### Material provided
--------------------------------------------------

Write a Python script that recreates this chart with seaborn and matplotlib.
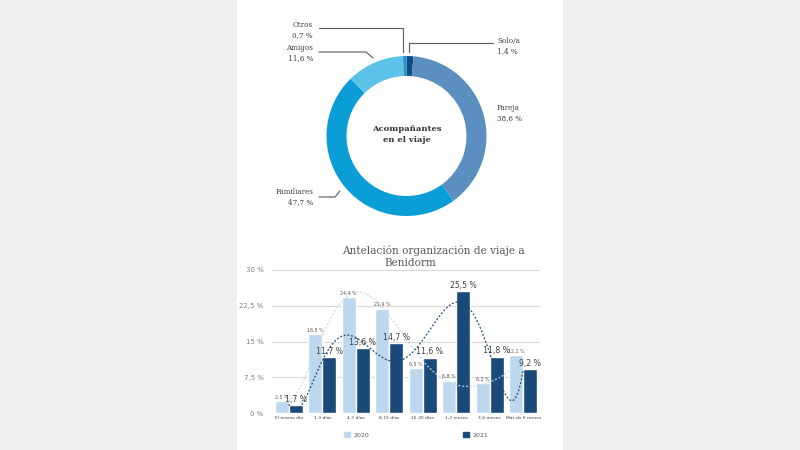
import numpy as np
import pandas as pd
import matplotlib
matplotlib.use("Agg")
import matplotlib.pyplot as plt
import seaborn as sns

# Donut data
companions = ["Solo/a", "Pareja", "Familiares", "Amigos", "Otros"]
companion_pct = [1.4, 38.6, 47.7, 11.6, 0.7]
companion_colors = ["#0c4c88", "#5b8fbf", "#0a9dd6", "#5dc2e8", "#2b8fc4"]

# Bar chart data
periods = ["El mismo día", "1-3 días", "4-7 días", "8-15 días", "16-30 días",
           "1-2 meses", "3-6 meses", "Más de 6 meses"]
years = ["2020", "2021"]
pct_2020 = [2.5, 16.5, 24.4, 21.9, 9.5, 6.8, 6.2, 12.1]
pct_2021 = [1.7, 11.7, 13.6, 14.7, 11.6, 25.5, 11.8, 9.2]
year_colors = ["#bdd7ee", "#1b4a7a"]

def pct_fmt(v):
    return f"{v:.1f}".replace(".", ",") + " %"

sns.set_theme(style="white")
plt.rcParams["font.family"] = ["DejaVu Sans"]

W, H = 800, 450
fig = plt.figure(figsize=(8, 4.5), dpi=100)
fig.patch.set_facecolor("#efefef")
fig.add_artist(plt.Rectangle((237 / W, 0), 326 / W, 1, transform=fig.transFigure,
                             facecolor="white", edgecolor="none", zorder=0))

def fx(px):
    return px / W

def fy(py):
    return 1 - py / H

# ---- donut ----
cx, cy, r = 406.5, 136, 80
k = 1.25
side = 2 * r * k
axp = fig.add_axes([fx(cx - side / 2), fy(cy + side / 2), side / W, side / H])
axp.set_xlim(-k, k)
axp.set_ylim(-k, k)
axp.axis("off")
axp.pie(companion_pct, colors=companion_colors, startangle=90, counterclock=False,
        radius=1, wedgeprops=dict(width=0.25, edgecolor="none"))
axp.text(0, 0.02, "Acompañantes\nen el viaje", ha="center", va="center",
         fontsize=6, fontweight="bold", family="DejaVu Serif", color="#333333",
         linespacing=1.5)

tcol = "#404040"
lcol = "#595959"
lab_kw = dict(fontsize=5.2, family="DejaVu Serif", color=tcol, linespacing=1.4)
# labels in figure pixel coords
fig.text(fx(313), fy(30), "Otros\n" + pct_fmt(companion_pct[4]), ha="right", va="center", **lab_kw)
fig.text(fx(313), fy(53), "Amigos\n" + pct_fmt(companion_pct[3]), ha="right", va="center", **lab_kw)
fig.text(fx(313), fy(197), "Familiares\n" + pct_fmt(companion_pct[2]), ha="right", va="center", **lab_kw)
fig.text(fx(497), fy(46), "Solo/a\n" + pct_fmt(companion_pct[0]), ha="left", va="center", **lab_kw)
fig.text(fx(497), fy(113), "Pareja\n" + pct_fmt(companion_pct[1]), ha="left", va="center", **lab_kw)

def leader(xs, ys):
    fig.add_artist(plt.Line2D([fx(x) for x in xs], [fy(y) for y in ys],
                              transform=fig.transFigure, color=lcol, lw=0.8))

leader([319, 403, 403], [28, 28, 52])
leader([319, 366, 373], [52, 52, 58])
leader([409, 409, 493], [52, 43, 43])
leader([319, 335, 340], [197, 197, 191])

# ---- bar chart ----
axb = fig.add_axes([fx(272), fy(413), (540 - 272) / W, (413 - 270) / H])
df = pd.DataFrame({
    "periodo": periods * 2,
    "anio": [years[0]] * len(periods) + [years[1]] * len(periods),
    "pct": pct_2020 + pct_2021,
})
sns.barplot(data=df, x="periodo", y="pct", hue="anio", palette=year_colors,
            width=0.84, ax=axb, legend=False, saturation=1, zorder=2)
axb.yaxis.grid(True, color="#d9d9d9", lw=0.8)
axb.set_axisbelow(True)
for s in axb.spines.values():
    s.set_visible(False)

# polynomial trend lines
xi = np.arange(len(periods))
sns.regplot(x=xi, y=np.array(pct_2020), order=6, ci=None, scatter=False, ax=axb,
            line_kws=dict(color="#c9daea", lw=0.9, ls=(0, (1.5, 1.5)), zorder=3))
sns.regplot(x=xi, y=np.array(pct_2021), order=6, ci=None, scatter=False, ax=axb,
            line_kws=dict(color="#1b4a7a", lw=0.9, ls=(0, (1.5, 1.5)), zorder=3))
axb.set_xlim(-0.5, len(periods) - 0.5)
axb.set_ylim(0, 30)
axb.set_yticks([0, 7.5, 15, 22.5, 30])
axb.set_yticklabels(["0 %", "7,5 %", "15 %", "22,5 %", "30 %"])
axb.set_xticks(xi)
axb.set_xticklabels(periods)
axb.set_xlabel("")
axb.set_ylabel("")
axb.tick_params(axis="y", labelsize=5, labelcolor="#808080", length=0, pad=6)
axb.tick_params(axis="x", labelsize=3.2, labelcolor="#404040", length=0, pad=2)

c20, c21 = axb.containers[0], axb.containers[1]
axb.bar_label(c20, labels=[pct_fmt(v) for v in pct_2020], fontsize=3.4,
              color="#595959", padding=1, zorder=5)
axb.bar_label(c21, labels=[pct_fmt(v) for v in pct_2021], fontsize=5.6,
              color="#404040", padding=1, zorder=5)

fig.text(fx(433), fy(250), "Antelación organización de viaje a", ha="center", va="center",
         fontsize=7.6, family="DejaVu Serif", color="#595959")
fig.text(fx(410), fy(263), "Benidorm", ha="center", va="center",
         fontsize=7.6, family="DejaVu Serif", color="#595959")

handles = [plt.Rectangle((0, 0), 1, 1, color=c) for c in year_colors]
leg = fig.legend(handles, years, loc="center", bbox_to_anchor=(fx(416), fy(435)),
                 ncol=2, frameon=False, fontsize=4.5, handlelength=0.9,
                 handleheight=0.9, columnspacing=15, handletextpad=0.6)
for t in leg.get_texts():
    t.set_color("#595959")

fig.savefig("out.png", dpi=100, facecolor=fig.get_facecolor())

--------------------------------------------------

Repeat exactly and only the lines from the start of the data above through the line that holds "linespacing=1.5)", inclusive. Pictures do not belong in the copy.

### Exercise response
Write a Python script that recreates this chart with seaborn and matplotlib.
import numpy as np
import pandas as pd
import matplotlib
matplotlib.use("Agg")
import matplotlib.pyplot as plt
import seaborn as sns

# Donut data
companions = ["Solo/a", "Pareja", "Familiares", "Amigos", "Otros"]
companion_pct = [1.4, 38.6, 47.7, 11.6, 0.7]
companion_colors = ["#0c4c88", "#5b8fbf", "#0a9dd6", "#5dc2e8", "#2b8fc4"]

# Bar chart data
periods = ["El mismo día", "1-3 días", "4-7 días", "8-15 días", "16-30 días",
           "1-2 meses", "3-6 meses", "Más de 6 meses"]
years = ["2020", "2021"]
pct_2020 = [2.5, 16.5, 24.4, 21.9, 9.5, 6.8, 6.2, 12.1]
pct_2021 = [1.7, 11.7, 13.6, 14.7, 11.6, 25.5, 11.8, 9.2]
year_colors = ["#bdd7ee", "#1b4a7a"]

def pct_fmt(v):
    return f"{v:.1f}".replace(".", ",") + " %"

sns.set_theme(style="white")
plt.rcParams["font.family"] = ["DejaVu Sans"]

W, H = 800, 450
fig = plt.figure(figsize=(8, 4.5), dpi=100)
fig.patch.set_facecolor("#efefef")
fig.add_artist(plt.Rectangle((237 / W, 0), 326 / W, 1, transform=fig.transFigure,
                             facecolor="white", edgecolor="none", zorder=0))

def fx(px):
    return px / W

def fy(py):
    return 1 - py / H

# ---- donut ----
cx, cy, r = 406.5, 136, 80
k = 1.25
side = 2 * r * k
axp = fig.add_axes([fx(cx - side / 2), fy(cy + side / 2), side / W, side / H])
axp.set_xlim(-k, k)
axp.set_ylim(-k, k)
axp.axis("off")
axp.pie(companion_pct, colors=companion_colors, startangle=90, counterclock=False,
        radius=1, wedgeprops=dict(width=0.25, edgecolor="none"))
axp.text(0, 0.02, "Acompañantes\nen el viaje", ha="center", va="center",
         fontsize=6, fontweight="bold", family="DejaVu Serif", color="#333333",
         linespacing=1.5)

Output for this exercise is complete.